The Lord Chancellor stated, that it was absolutely necessary their lordships should come to some decision on the subject under consideration; but it was his opinion, that in the mean time the question proposed by the counsel should not be put. If the learned counsel were permitted to put such questions, it was evident, that, with his active mind, he would easily draw from the witnesses every thing they had stated in the former committee. In order to enable their lordships to come to a decision on the main question, it was necessary that some noble lord should make a motion on the subject, and he felt it very difficult to form an opinion as to what the purport of that motion should be. It had been proposed on a former occasion to revive the committee, and whether that was the mode which ought now to be taken, he did not pretend to decide. He reminded their lordships, however, that in coming to a decision on this case, they would establish a precedent which would apply to all cases generally. Every word of the evidence taken before the committee might have redounded to the honour and credit of Mr. justice Fox; but in making this supposition, their lordships were aware that the rule of furnishing evidence might be applied to cases of a very different nature.
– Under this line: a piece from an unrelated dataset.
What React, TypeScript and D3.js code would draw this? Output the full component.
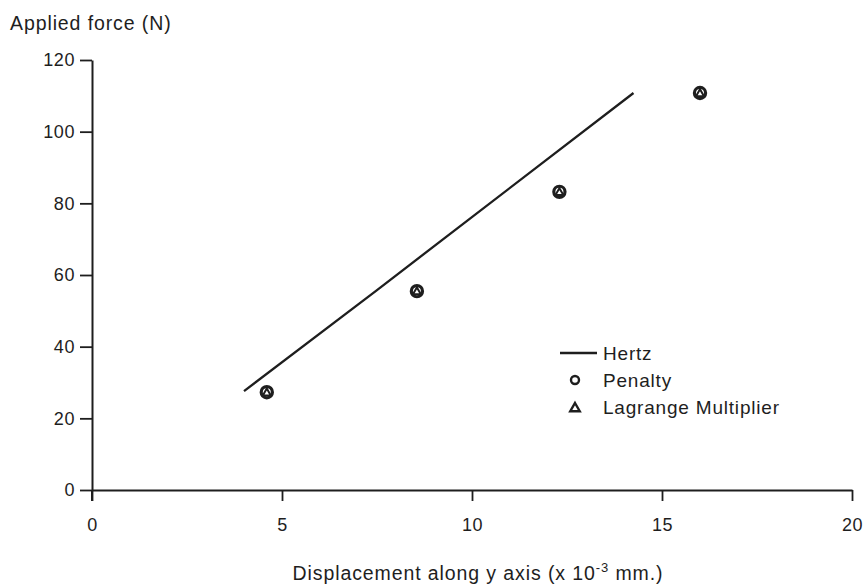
import React, { useEffect, useRef } from 'react';
import * as d3 from 'd3';

// Hertz analytical curve (displacement x 10^-3 mm, force N)
const hertzX = [4.0, 7.5, 14.25];
const hertzY = [27.6, 55.8, 110.8];

// FE results - penalty and Lagrange multiplier nearly coincide
const feX = [4.6, 8.55, 12.3, 16.0];
const penaltyY = [27.3, 55.5, 83.2, 110.8];
const lagrangeY = [27.3, 55.5, 83.2, 110.8];

const xTicks = [0, 5, 10, 15, 20];
const yTicks = [0, 20, 40, 60, 80, 100, 120];

const legendLabels = ['Hertz', 'Penalty', 'Lagrange Multiplier'];

export default function App() {
  const svgRef = useRef<SVGSVGElement | null>(null);

  useEffect(() => {
    if (!svgRef.current) return;
    const width = 866;
    const height = 585;
    const ink = '#1e1e1e';
    const font = '"Liberation Sans", Arial, Helvetica, sans-serif';

    const svg = d3.select(svgRef.current);
    svg.selectAll('*').remove();
    svg.attr('width', width).attr('height', height).style('background', '#fff');

    const x = d3.scaleLinear().domain([0, 20]).range([92, 852]);
    const y = d3.scaleLinear().domain([0, 120]).range([490, 60]);

    // axes
    const xAxis = svg.append('g').attr('transform', `translate(0,${y(0)})`)
      .call(d3.axisBottom(x).tickValues(xTicks).tickSize(11).tickPadding(17).tickSizeOuter(0));
    const yAxis = svg.append('g').attr('transform', `translate(${x(0)},0)`)
      .call(d3.axisLeft(y).tickValues(yTicks).tickSize(12).tickPadding(5).tickSizeOuter(0));

    [xAxis, yAxis].forEach(a => {
      a.select('.domain').attr('stroke', ink).attr('stroke-width', 2);
      a.selectAll('.tick line').attr('stroke', ink).attr('stroke-width', 1.8);
      a.selectAll('.tick text')
        .attr('fill', ink)
        .attr('font-family', font)
        .attr('font-size', 18)
        .attr('letter-spacing', 0.6);
    });
    // y axis runs a little past the x axis
    svg.append('line')
      .attr('x1', x(0)).attr('x2', x(0))
      .attr('y1', y(0)).attr('y2', y(0) + 11)
      .attr('stroke', ink).attr('stroke-width', 2);

    // axis titles
    svg.append('text')
      .attr('x', 10).attr('y', 30)
      .attr('font-family', font).attr('font-size', 19.5).attr('letter-spacing', 0.9)
      .attr('fill', ink)
      .text('Applied force (N)');

    const xt = svg.append('text')
      .attr('x', 478).attr('y', 580)
      .attr('text-anchor', 'middle')
      .attr('font-family', font).attr('font-size', 19.5).attr('letter-spacing', 0.9)
      .attr('fill', ink);
    xt.append('tspan').text('Displacement along y axis (x 10');
    xt.append('tspan').attr('dy', -8).attr('font-size', 13).text('-3');
    xt.append('tspan').attr('dy', 8).text(' mm.)');

    // Hertz line
    const line = d3.line<number>()
      .x((d, i) => x(hertzX[i]))
      .y(d => y(d));
    svg.append('path')
      .datum(hertzY)
      .attr('d', line)
      .attr('fill', 'none')
      .attr('stroke', ink)
      .attr('stroke-width', 2.3);

    const triPath = (s: number) => `M0,${-s}L${s * 0.95},${s * 0.65}L${-s * 0.95},${s * 0.65}Z`;

    // Penalty circles
    svg.append('g').selectAll('circle')
      .data(penaltyY)
      .join('circle')
      .attr('cx', (d, i) => x(feX[i]))
      .attr('cy', d => y(d))
      .attr('r', 5.6)
      .attr('fill', 'none')
      .attr('stroke', ink)
      .attr('stroke-width', 3.2);

    // Lagrange triangles
    svg.append('g').selectAll('path')
      .data(lagrangeY)
      .join('path')
      .attr('transform', (d, i) => `translate(${x(feX[i])},${y(d) + 0.5})`)
      .attr('d', triPath(4.2))
      .attr('fill', 'none')
      .attr('stroke', ink)
      .attr('stroke-width', 2);

    // legend
    const lg = svg.append('g').attr('transform', 'translate(560,353)');
    const rowH = 27;
    lg.append('line')
      .attr('x1', 0).attr('x2', 37).attr('y1', 0).attr('y2', 0)
      .attr('stroke', ink).attr('stroke-width', 2.3);
    lg.append('circle')
      .attr('cx', 15).attr('cy', rowH).attr('r', 4)
      .attr('fill', 'none').attr('stroke', ink).attr('stroke-width', 2.4);
    lg.append('path')
      .attr('transform', `translate(15,${rowH * 2 + 1})`)
      .attr('d', triPath(5))
      .attr('fill', 'none').attr('stroke', ink).attr('stroke-width', 2.4);
    legendLabels.forEach((t, i) => {
      lg.append('text')
        .attr('x', 43).attr('y', i * rowH + 7)
        .attr('font-family', font).attr('font-size', 19).attr('letter-spacing', 0.8)
        .attr('fill', ink)
        .text(t);
    });
  }, []);

  return (
    <div style={{ position: 'absolute', left: 0, top: 0 }}>
      <svg ref={svgRef} style={{ display: 'block' }}></svg>
    </div>
  );
}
Lord Ellenborough agreed with the noble and learned lord, that the question should not now be put; but he was of opinion, that, unless the forms of the house precluded such questions, the general law of evidence authorized the counsel to put them. He thought that the committee had already come to a decision on the question of furnishing a copy of the evidence; but, as that was not the case, he hoped they would determine it without further delay.

Lord Minto observed, that the propriety of furnishing a copy of the evidence before the former committee, and the right of the counsel to put such questions as that now under consideration, formed, in his opinion, two separate points of discussion. He now moved that the chairman do leave the chair; and gave notice, that he would to-morrow make a motion for reviewing the former committee.—After some conversation, this motion was agreed to.—The lord chancellor having taken the woolsack, a conversation arose on the form of the motion.

Lord Hawkesbury was of opinion, that the object of reviving the committee should be expressed in the motion, whether it was to be for laying the evidence on the table, or communicating it to the learned judge. If it was produced at all, he thought it should be printed.

Lord Ellenborough suggested that the evidence should lie on the table for the inspection and reference of the counsel on both sides.

Lord Minto was at present inclined to make the production of the evidence, and the future application of it, the ground of two separate motions.

The Earl of Carlisle gave notice, that he would, to-morrow, present a petition from Mr. justice Fox, praying, that the evidence taken before the former committee might be printed.—On the motion of lord Auckland, the evidence hitherto taken at the bar of the house was ordered to be printed.—Adjourned.